As noted before, it will minimize the other options. If Dutch is featured prominently because it is set as the auto-accept language, somebody is less likely to notice that W. Frisian, Limburgish, Afrikaans, etc. are also available.
As Ant noted in another thread on the same topic (really, this is getting out of hand), the French reporters who didn't know that fr: existed... this would be similar, and potentially millions of users could be inconvenienced by it. Some Wikipedias link prominently (or at least somewhat prominently) to other languages spoken in the same region: Afrikaans links to other South African languages, Hindi links to other Indian languages, Chinese links to the other languages of China, etc.
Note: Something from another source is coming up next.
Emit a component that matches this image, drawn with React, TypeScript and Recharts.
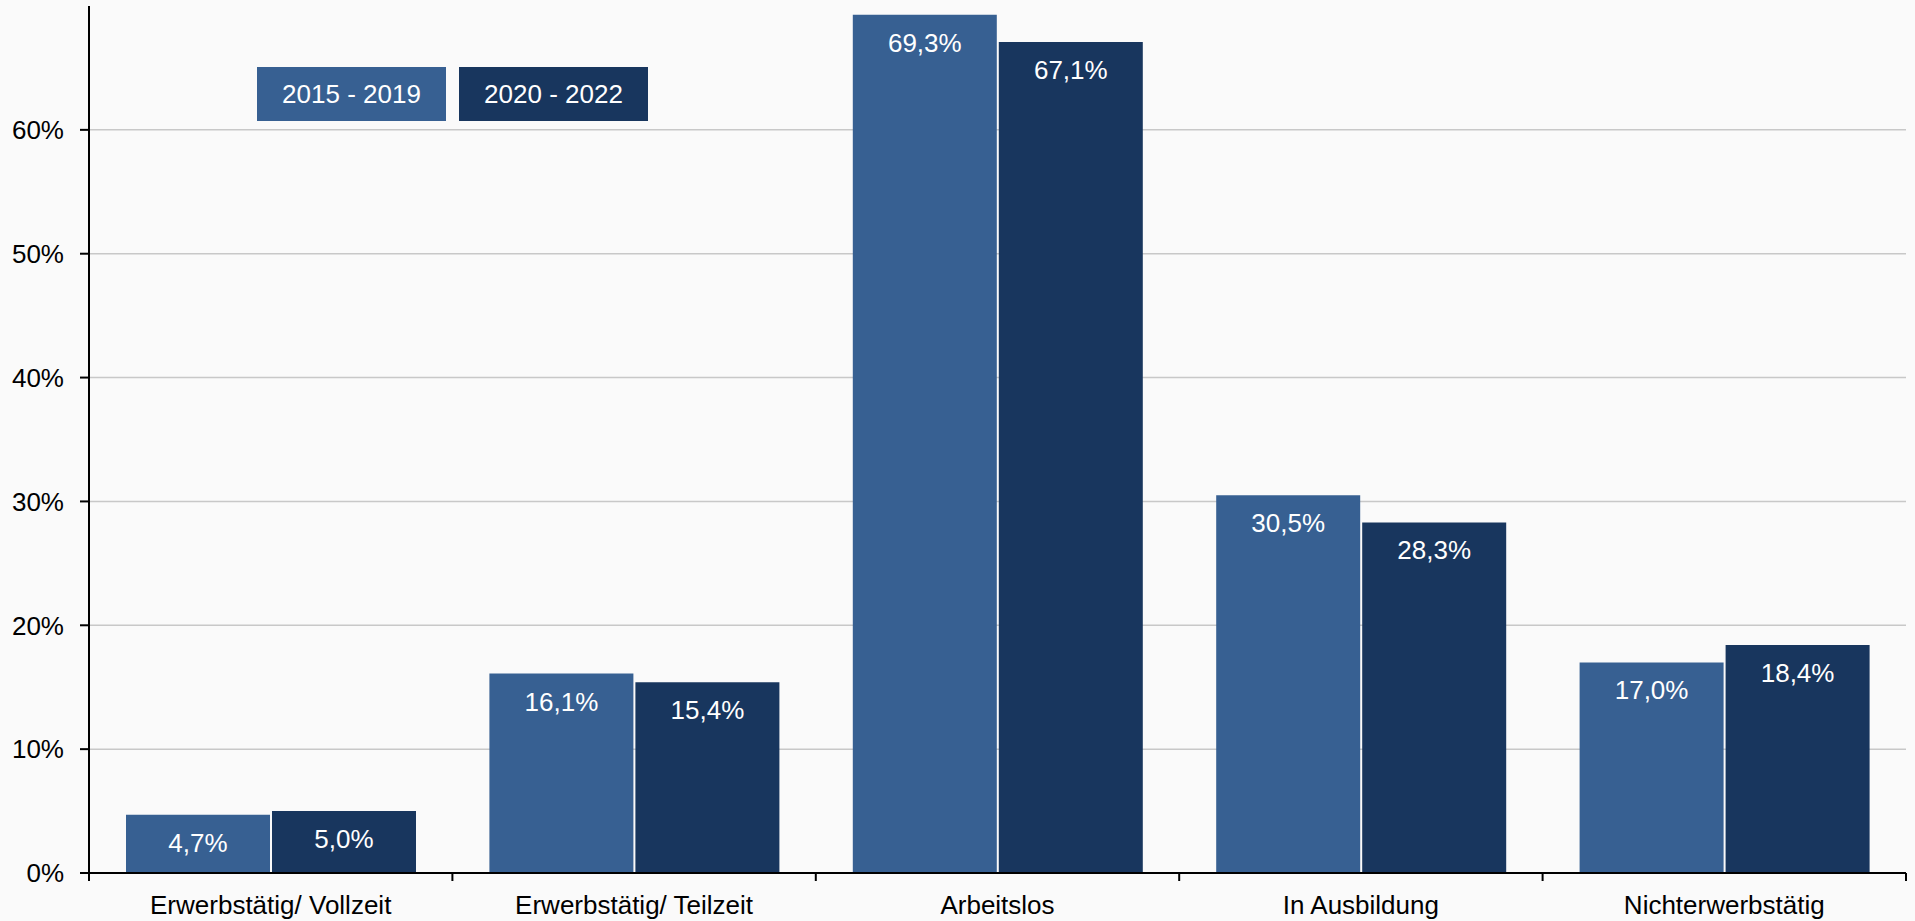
import { BarChart, Bar, XAxis, YAxis, CartesianGrid, LabelList } from "recharts";

const categories = ["Erwerbstätig/ Vollzeit", "Erwerbstätig/ Teilzeit", "Arbeitslos", "In Ausbildung", "Nichterwerbstätig"];
const series1Name = "2015 - 2019";
const series2Name = "2020 - 2022";
const series1 = [4.7, 16.1, 69.3, 30.5, 17.0];
const series2 = [5.0, 15.4, 67.1, 28.3, 18.4];
const yTicks = [0, 10, 20, 30, 40, 50, 60];

const COLORS = ["#376092", "#18365e"];
const FONT = '"Liberation Sans", Arial, sans-serif';

const rows = categories.map((name, i) => ({ name, s1: series1[i], s2: series2[i] }));

const fmt = (v: number) => v.toFixed(1).replace(".", ",") + "%";

function ValueLabel(props: any) {
  const { x, y, width, value } = props;
  return (
    <text
      x={Number(x) + Number(width) / 2}
      y={Number(y) + 28}
      textAnchor="middle"
      dominantBaseline="central"
      fill="#ffffff"
      fontSize={26}
      fontFamily={FONT}
    >
      {fmt(Number(value))}
    </text>
  );
}

function CategoryTick(props: any) {
  const { x, y, payload, index } = props;
  const half = payload?.offset ?? 181.7;
  return (
    <g>
      <line x1={x - half} x2={x - half} y1={y} y2={y + 8} stroke="#000" strokeWidth={2} />
      {index === categories.length - 1 && (
        <line x1={x + half} x2={x + half} y1={y} y2={y + 8} stroke="#000" strokeWidth={2} />
      )}
      <text x={x} y={y + 41} textAnchor="middle" fill="#000" fontSize={26} fontFamily={FONT}>
        {payload.value}
      </text>
    </g>
  );
}

export default function App() {
  const legend = [
    { name: series1Name, color: COLORS[0] },
    { name: series2Name, color: COLORS[1] },
  ];
  return (
    <div style={{ position: "fixed", top: 0, left: 0, width: 1915, height: 921, background: "#fafafa", fontFamily: FONT }}>
      <BarChart
        width={1915}
        height={921}
        data={rows}
        margin={{ top: 6, right: 9, bottom: 0, left: 0 }}
        barCategoryGap={37}
        barGap={2}
      >
        <CartesianGrid vertical={false} horizontalValues={yTicks} stroke="#c8c8c8" strokeWidth={1.5} />
        <XAxis
          dataKey="name"
          height={48}
          tick={<CategoryTick />}
          tickLine={false}
          tickSize={0}
          tickMargin={0}
          axisLine={{ stroke: "#000", strokeWidth: 2 }}
          interval={0}
        />
        <YAxis
          width={89}
          domain={[0, 70]}
          ticks={yTicks}
          tickFormatter={(v: number) => `${v}%`}
          tick={{ fill: "#000", fontSize: 26, fontFamily: FONT }}
          tickSize={9}
          tickMargin={16}
          tickLine={{ stroke: "#000", strokeWidth: 2 }}
          axisLine={{ stroke: "#000", strokeWidth: 2 }}
        />
        <Bar dataKey="s1" name={series1Name} fill={COLORS[0]} isAnimationActive={false}>
          <LabelList dataKey="s1" content={<ValueLabel />} />
        </Bar>
        <Bar dataKey="s2" name={series2Name} fill={COLORS[1]} isAnimationActive={false}>
          <LabelList dataKey="s2" content={<ValueLabel />} />
        </Bar>
      </BarChart>
      <div style={{ position: "absolute", top: 67, left: 257, display: "flex", gap: 13 }}>
        {legend.map((l) => (
          <div
            key={l.name}
            style={{
              background: l.color,
              color: "#fff",
              fontSize: 26,
              width: 189,
              height: 54,
              lineHeight: "54px",
              textAlign: "center",
              whiteSpace: "nowrap",
            }}
          >
            {l.name}
          </div>
        ))}
      </div>
    </div>
  );
}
But some languages, for example English, cannot afford this because there are just too many languages (English has Inuktitut, French, Spanish, Navajo, Maori, Welsh, Irish, Scottish, Cornish, Chinese, Malay, Hebrew, Yiddish, Afrikaans, and plenty of other languages).
Mark
On Mon, 10 Jan 2005 01:21:21 +0100, Walter Vermeir walter@wikipedia.be wrote:
Alfio Puglisi schreef:
I took the current www.wikipedia.org page and added an auto-selection based on the browser language settings. This example recognizes all the languages with 10.000+ articles:
I like this. Auto redirect; NO. But this type of use of the browser languages settings is good.